Objective:
Your job is to retype all of the data word for word, leaving every image out.

Provided data:
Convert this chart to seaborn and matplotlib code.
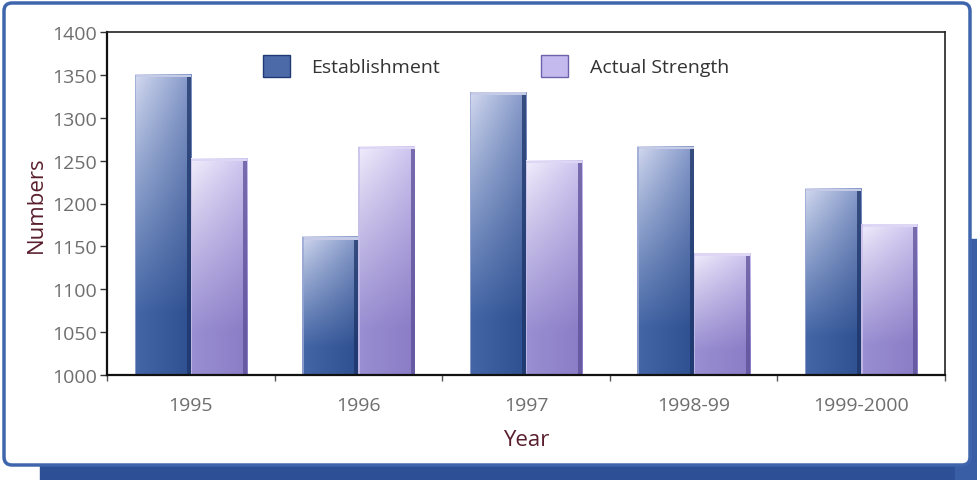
import numpy as np
import pandas as pd
import matplotlib
matplotlib.use("Agg")
import matplotlib.pyplot as plt
import seaborn as sns
from matplotlib.patches import FancyBboxPatch, Rectangle, Patch
from matplotlib.colors import to_rgb

years = ["1995", "1996", "1997", "1998-99", "1999-2000"]
establishment = [1350, 1161, 1330, 1266, 1217]
actual_strength = [1252, 1266, 1250, 1142, 1176]
series_names = ["Establishment", "Actual Strength"]

df = pd.DataFrame({
    "Year": years * 2,
    "Numbers": establishment + actual_strength,
    "Series": [series_names[0]] * len(years) + [series_names[1]] * len(years),
})

sns.set_theme(style="white")
plt.rcParams["font.family"] = ["Open Sans", "DejaVu Sans"]

W, H = 978, 481
fig = plt.figure(figsize=(W / 100, H / 100), dpi=100)
fig.patch.set_facecolor("white")

# background frame decorations
bgax = fig.add_axes([0, 0, 1, 1], zorder=-5)
bgax.set_xlim(0, W); bgax.set_ylim(H, 0); bgax.axis("off")
bgax.add_patch(Rectangle((40, 455), W - 40, 30, color="#2d4f96"))
bgax.add_patch(Rectangle((955, 240), 30, 240, color="#3a5ea6"))
bgax.add_patch(FancyBboxPatch((4, 4), 966, 462, boxstyle="round,pad=0,rounding_size=8",
                              facecolor="white", edgecolor="#3f66ad", linewidth=2.5))

ax = fig.add_axes([107 / W, 1 - 376 / H, (945 - 107) / W, (376 - 33) / H])
est_col = "#3d5a98"
act_col = "#9a8ed0"
sns.barplot(data=df, x="Year", y="Numbers", hue="Series", order=years,
            hue_order=series_names, palette=[est_col, act_col], width=0.67,
            ax=ax, legend=False, saturation=1)
YMIN, YMAX = 1000, 1400
ax.set_ylim(YMIN, YMAX)
ax.set_xlim(-0.5, len(years) - 0.5)


def grad_image(top_l, top_r, bot_l, bot_r, n=80):
    gx = np.linspace(0, 1, n)
    gy = np.linspace(0, 1, n)  # 0 = top
    GX, GY = np.meshgrid(gx, gy)
    t = np.clip(GY / 0.8, 0, 1) ** 0.9
    tl, tr, bl, br = (np.array(to_rgb(c)) for c in (top_l, top_r, bot_l, bot_r))
    top = tl[None, None, :] * (1 - GX[..., None]) + tr[None, None, :] * GX[..., None]
    bot = bl[None, None, :] * (1 - GX[..., None]) + br[None, None, :] * GX[..., None]
    img = top * (1 - t[..., None]) + bot * t[..., None]
    return np.clip(img, 0, 1)


est_img = grad_image("#d4daf0", "#8397c8", "#4466a6", "#2f5090")
act_img = grad_image("#f2eefc", "#cdc4ef", "#9a8fd2", "#8a7cc6")

for i, p in enumerate(ax.patches):
    x0, y0 = p.get_x(), p.get_y()
    w, h = p.get_width(), p.get_height()
    if h <= 0:
        continue
    is_est = i < len(years)
    yb = max(y0, YMIN)
    yt = y0 + h
    im = ax.imshow(est_img if is_est else act_img, extent=(x0, x0 + w, yb, yt),
                   origin="upper", aspect="auto", interpolation="bilinear",
                   zorder=p.get_zorder() + 0.1)
    im.set_clip_path(p)
    im.set_clip_box(ax.bbox)
    edge = "#1c3468" if is_est else "#5b4f98"
    ax.add_patch(Rectangle((x0 + w * 0.93, yb), w * 0.07, yt - yb, color=edge, alpha=0.75,
                           zorder=p.get_zorder() + 0.2, linewidth=0))
    ax.add_patch(Rectangle((x0, yt - 3.0), w, 3.0, facecolor="#c5cbe6" if is_est else "#ddd6f4",
                           edgecolor="none", zorder=p.get_zorder() + 0.2))
    ax.add_patch(Rectangle((x0, yb), w * 0.025, yt - yb, facecolor="#9aa8d4" if is_est else "#c8bfea",
                           edgecolor="none", zorder=p.get_zorder() + 0.2, alpha=0.8))

ax.set_ylim(YMIN, YMAX)
ax.set_xlim(-0.5, len(years) - 0.5)
ax.set_yticks(np.arange(1000, 1401, 50))
ax.tick_params(axis="y", direction="out", length=5, width=1, color="#333333",
               labelsize=14, labelcolor="#6e6e6e", left=True, pad=2)
ax.tick_params(axis="x", length=0, labelsize=14, labelcolor="#6e6e6e", pad=15)
ax.set_xticks(np.arange(-0.5, len(years), 1), minor=True)
ax.tick_params(axis="x", which="minor", direction="out", length=4, color="#555555", bottom=True)

for s in ["left", "bottom"]:
    ax.spines[s].set_color("#111111"); ax.spines[s].set_linewidth(1.6)
for s in ["top", "right"]:
    ax.spines[s].set_color("#222222"); ax.spines[s].set_linewidth(1.2)

ax.set_ylabel("Numbers", color="#5a1f2e", fontsize=16, labelpad=4)
ax.set_xlabel("Year", color="#5a1f2e", fontsize=16, labelpad=11)

handles = [Patch(facecolor="#4d6aa8", edgecolor="#1f3a75"), Patch(facecolor="#c4baee", edgecolor="#6f62ad")]
ax.legend(handles, series_names, loc="upper center", bbox_to_anchor=(0.464, 0.985), ncol=2,
          frameon=False, fontsize=14, handlelength=1.4, handleheight=1.4,
          columnspacing=5.2, handletextpad=1.1, labelcolor="#333333")

fig.savefig("out.png", dpi=100)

Solution for this problem:
Convert this chart to seaborn and matplotlib code.
import numpy as np
import pandas as pd
import matplotlib
matplotlib.use("Agg")
import matplotlib.pyplot as plt
import seaborn as sns
from matplotlib.patches import FancyBboxPatch, Rectangle, Patch
from matplotlib.colors import to_rgb

years = ["1995", "1996", "1997", "1998-99", "1999-2000"]
establishment = [1350, 1161, 1330, 1266, 1217]
actual_strength = [1252, 1266, 1250, 1142, 1176]
series_names = ["Establishment", "Actual Strength"]

df = pd.DataFrame({
    "Year": years * 2,
    "Numbers": establishment + actual_strength,
    "Series": [series_names[0]] * len(years) + [series_names[1]] * len(years),
})

sns.set_theme(style="white")
plt.rcParams["font.family"] = ["Open Sans", "DejaVu Sans"]

W, H = 978, 481
fig = plt.figure(figsize=(W / 100, H / 100), dpi=100)
fig.patch.set_facecolor("white")

# background frame decorations
bgax = fig.add_axes([0, 0, 1, 1], zorder=-5)
bgax.set_xlim(0, W); bgax.set_ylim(H, 0); bgax.axis("off")
bgax.add_patch(Rectangle((40, 455), W - 40, 30, color="#2d4f96"))
bgax.add_patch(Rectangle((955, 240), 30, 240, color="#3a5ea6"))
bgax.add_patch(FancyBboxPatch((4, 4), 966, 462, boxstyle="round,pad=0,rounding_size=8",
                              facecolor="white", edgecolor="#3f66ad", linewidth=2.5))

ax = fig.add_axes([107 / W, 1 - 376 / H, (945 - 107) / W, (376 - 33) / H])
est_col = "#3d5a98"
act_col = "#9a8ed0"
sns.barplot(data=df, x="Year", y="Numbers", hue="Series", order=years,
            hue_order=series_names, palette=[est_col, act_col], width=0.67,
            ax=ax, legend=False, saturation=1)
YMIN, YMAX = 1000, 1400
ax.set_ylim(YMIN, YMAX)
ax.set_xlim(-0.5, len(years) - 0.5)


def grad_image(top_l, top_r, bot_l, bot_r, n=80):
    gx = np.linspace(0, 1, n)
    gy = np.linspace(0, 1, n)  # 0 = top
    GX, GY = np.meshgrid(gx, gy)
    t = np.clip(GY / 0.8, 0, 1) ** 0.9
    tl, tr, bl, br = (np.array(to_rgb(c)) for c in (top_l, top_r, bot_l, bot_r))
    top = tl[None, None, :] * (1 - GX[..., None]) + tr[None, None, :] * GX[..., None]
    bot = bl[None, None, :] * (1 - GX[..., None]) + br[None, None, :] * GX[..., None]
    img = top * (1 - t[..., None]) + bot * t[..., None]
    return np.clip(img, 0, 1)


est_img = grad_image("#d4daf0", "#8397c8", "#4466a6", "#2f5090")
act_img = grad_image("#f2eefc", "#cdc4ef", "#9a8fd2", "#8a7cc6")

for i, p in enumerate(ax.patches):
    x0, y0 = p.get_x(), p.get_y()
    w, h = p.get_width(), p.get_height()
    if h <= 0:
        continue
    is_est = i < len(years)
    yb = max(y0, YMIN)
    yt = y0 + h
    im = ax.imshow(est_img if is_est else act_img, extent=(x0, x0 + w, yb, yt),
                   origin="upper", aspect="auto", interpolation="bilinear",
                   zorder=p.get_zorder() + 0.1)
    im.set_clip_path(p)
    im.set_clip_box(ax.bbox)
    edge = "#1c3468" if is_est else "#5b4f98"
    ax.add_patch(Rectangle((x0 + w * 0.93, yb), w * 0.07, yt - yb, color=edge, alpha=0.75,
                           zorder=p.get_zorder() + 0.2, linewidth=0))
    ax.add_patch(Rectangle((x0, yt - 3.0), w, 3.0, facecolor="#c5cbe6" if is_est else "#ddd6f4",
                           edgecolor="none", zorder=p.get_zorder() + 0.2))
    ax.add_patch(Rectangle((x0, yb), w * 0.025, yt - yb, facecolor="#9aa8d4" if is_est else "#c8bfea",
                           edgecolor="none", zorder=p.get_zorder() + 0.2, alpha=0.8))

ax.set_ylim(YMIN, YMAX)
ax.set_xlim(-0.5, len(years) - 0.5)
ax.set_yticks(np.arange(1000, 1401, 50))
ax.tick_params(axis="y", direction="out", length=5, width=1, color="#333333",
               labelsize=14, labelcolor="#6e6e6e", left=True, pad=2)
ax.tick_params(axis="x", length=0, labelsize=14, labelcolor="#6e6e6e", pad=15)
ax.set_xticks(np.arange(-0.5, len(years), 1), minor=True)
ax.tick_params(axis="x", which="minor", direction="out", length=4, color="#555555", bottom=True)

for s in ["left", "bottom"]:
    ax.spines[s].set_color("#111111"); ax.spines[s].set_linewidth(1.6)
for s in ["top", "right"]:
    ax.spines[s].set_color("#222222"); ax.spines[s].set_linewidth(1.2)

ax.set_ylabel("Numbers", color="#5a1f2e", fontsize=16, labelpad=4)
ax.set_xlabel("Year", color="#5a1f2e", fontsize=16, labelpad=11)

handles = [Patch(facecolor="#4d6aa8", edgecolor="#1f3a75"), Patch(facecolor="#c4baee", edgecolor="#6f62ad")]
ax.legend(handles, series_names, loc="upper center", bbox_to_anchor=(0.464, 0.985), ncol=2,
          frameon=False, fontsize=14, handlelength=1.4, handleheight=1.4,
          columnspacing=5.2, handletextpad=1.1, labelcolor="#333333")

fig.savefig("out.png", dpi=100)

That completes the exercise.